This is the single best post I’ve read on Redshift optimization. It’s written by the co-founder of Intermix, a company that specializes in (you guessed it) helping companies optimize their Redshift performance. It covers everything from table design to workload management config to query optimization. Very comprehensive advice you won’t find elsewhere.
My only critique of this post is that it doesn’t mention my favorite trick for optimizing Redshift performance: migrating to Snowflake! 😉
Last week I learned about an interesting JupyterCon talk given by Joel Grus titled “I Don’t Like Notebooks”.
And thus begins the “2018 Notebook War”. Hillary Parker and Roger Peng both weighed in on Twitter, and Hadley Wickham called it “the spaces vs tabs of data science.” Touchè.
Notebooks have in turn been lionized as the next great scientific communication revolution and been decried as a shit way to write code. Both are probably true to some extent. Netflix just wrote about their extensive infrastructure to support productionizing notebooks. Is this a good idea? The industry is still deciding on how data analysis work should be conducted and it’s fascinating to watch this conversation play out.
(…) the optimal pattern for collaboration relies on architecting and building systems where I (and the other data folks on my team) can write and deploy code / scripts without: a) needing to get that code approved by software engineers, b) having to deal with hosting or networking concerns, c) having to interface with non-familiar languages and paradigms.
Another great post by Michael Kaminsky. I absolutely 100% agree with his viewpoint: engineers build frameworks, analysts write code that runs in a framework and implements business logic. This allows both to do what they are best at, have direct knowledge of, and most incentivized to do.

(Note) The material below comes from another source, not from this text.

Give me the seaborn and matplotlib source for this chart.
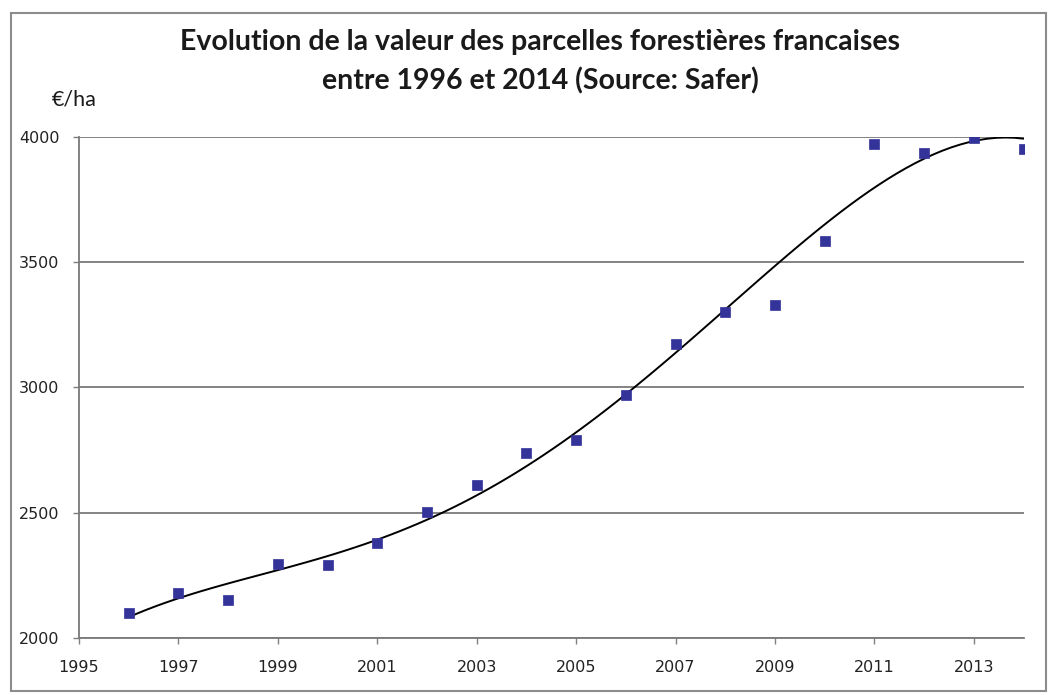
import matplotlib
matplotlib.use("Agg")
import numpy as np
import pandas as pd
import matplotlib.pyplot as plt
import seaborn as sns
from matplotlib.patches import Rectangle

# Valeur des parcelles forestieres (euros / ha)
years = [1996, 1997, 1998, 1999, 2000, 2001, 2002, 2003, 2004, 2005,
         2006, 2007, 2008, 2009, 2010, 2011, 2012, 2013, 2014]
values = [2100, 2180, 2150, 2295, 2290, 2378, 2502, 2610, 2737, 2792,
          2970, 3175, 3300, 3330, 3584, 3970, 3934, 3995, 3950]
x_ticks = [1995, 1997, 1999, 2001, 2003, 2005, 2007, 2009, 2011, 2013]
y_ticks = [2000, 2500, 3000, 3500, 4000]

df = pd.DataFrame({"annee": years, "valeur": values})

sns.set_style("white")
plt.rcParams['font.family'] = ['DejaVu Sans']

fig = plt.figure(figsize=(10.53, 6.95), dpi=100)
ax = fig.add_axes([0.075, 0.082, 0.897, 0.721])

# cadre gris autour du graphique
fig.patches.append(Rectangle((0.010, 0.006), 0.983, 0.975, transform=fig.transFigure,
                             fill=False, edgecolor='#8c8c8c', linewidth=1.5))

# courbe de tendance polynomiale
sns.regplot(data=df, x="annee", y="valeur", order=4, ci=None, scatter=False,
            truncate=True, line_kws={"color": "black", "linewidth": 1.4}, ax=ax)

sns.scatterplot(data=df, x="annee", y="valeur", marker='s', s=55,
                color='#33339a', edgecolor='#33339a', linewidth=0.5, zorder=3, ax=ax)

ax.set_xlim(1995, 2014)
ax.set_ylim(2000, 4000)
ax.set_xticks(x_ticks)
ax.set_yticks(y_ticks)
ax.yaxis.grid(True, color='#7a7a7a', linewidth=1.3)
ax.set_axisbelow(True)
ax.set_xlabel("")
ax.set_ylabel("")
ax.tick_params(axis='both', labelsize=11.5, length=4, width=1, color='#7f7f7f',
               direction='out', bottom=True, left=True, labelcolor='#222222')
ax.tick_params(axis='x', pad=12)
ax.tick_params(axis='y', pad=10)
for side in ['top', 'right']:
    ax.spines[side].set_visible(False)
for side in ['left', 'bottom']:
    ax.spines[side].set_color('#7a7a7a')
    ax.spines[side].set_linewidth(1.3)

fig.text(0.513, 0.94, "Evolution de la valeur des parcelles forestières francaises",
         ha='center', va='center', fontsize=20.5, fontweight='bold',
         family=['Lato', 'DejaVu Sans'], color='#1a1a1a')
fig.text(0.513, 0.884, "entre 1996 et 2014 (Source: Safer)",
         ha='center', va='center', fontsize=20.5, fontweight='bold',
         family=['Lato', 'DejaVu Sans'], color='#1a1a1a')
fig.text(0.049, 0.857, "€/ha", ha='left', va='center', fontsize=15.5,
         family=['Lato', 'DejaVu Sans'], color='#1a1a1a')

fig.savefig("out.png", dpi=100)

The catch? Building good frameworks is hard. Expect this pattern to continue to be deployed as frameworks get built, generalized to work across environments, and open sourced.
Or: “The Amazon Echo as an anatomical map of human labor, data and planetary resources.”
Just wow. Here’s how the authors set the context:
[in fulfilling a single Alexa request], a vast matrix of capacities is invoked: interlaced chains of resource extraction, human labor and algorithmic processing across networks of mining, logistics, distribution, prediction and optimization. The scale of this system is almost beyond human imagining. How can we begin to see it, to grasp its immensity and complexity as a connected form?
This one-of-a-kind microsite is perspective-changing. Click through to see what I mean.
Building effective machine learning (ML) systems means asking a lot of questions. It’s not enough to train a model and walk away. Instead, good practitioners act as detectives, probing to understand their model better: How would changes to a datapoint affect my model’s prediction? Does it perform differently for various groups–for example, historically marginalized people? How diverse is the dataset I am testing my model on?
Today, we are launching the What-If Tool, a new feature of the open-source TensorBoard web application, which let users analyze an ML model without writing code. Given pointers to a TensorFlow model and a dataset, the What-If Tool offers an interactive visual interface for exploring model results.
This problem has gotten a lot of attention in recent years; it’s great to see Google investing resources in exploring solutions.
The new Weather Channel storm surge visualization is really something—it’s a fascinating use case of how visualization can help people understand things that are outside their experience. A bar graph just wouldn’t have communicated the impact of the rising water.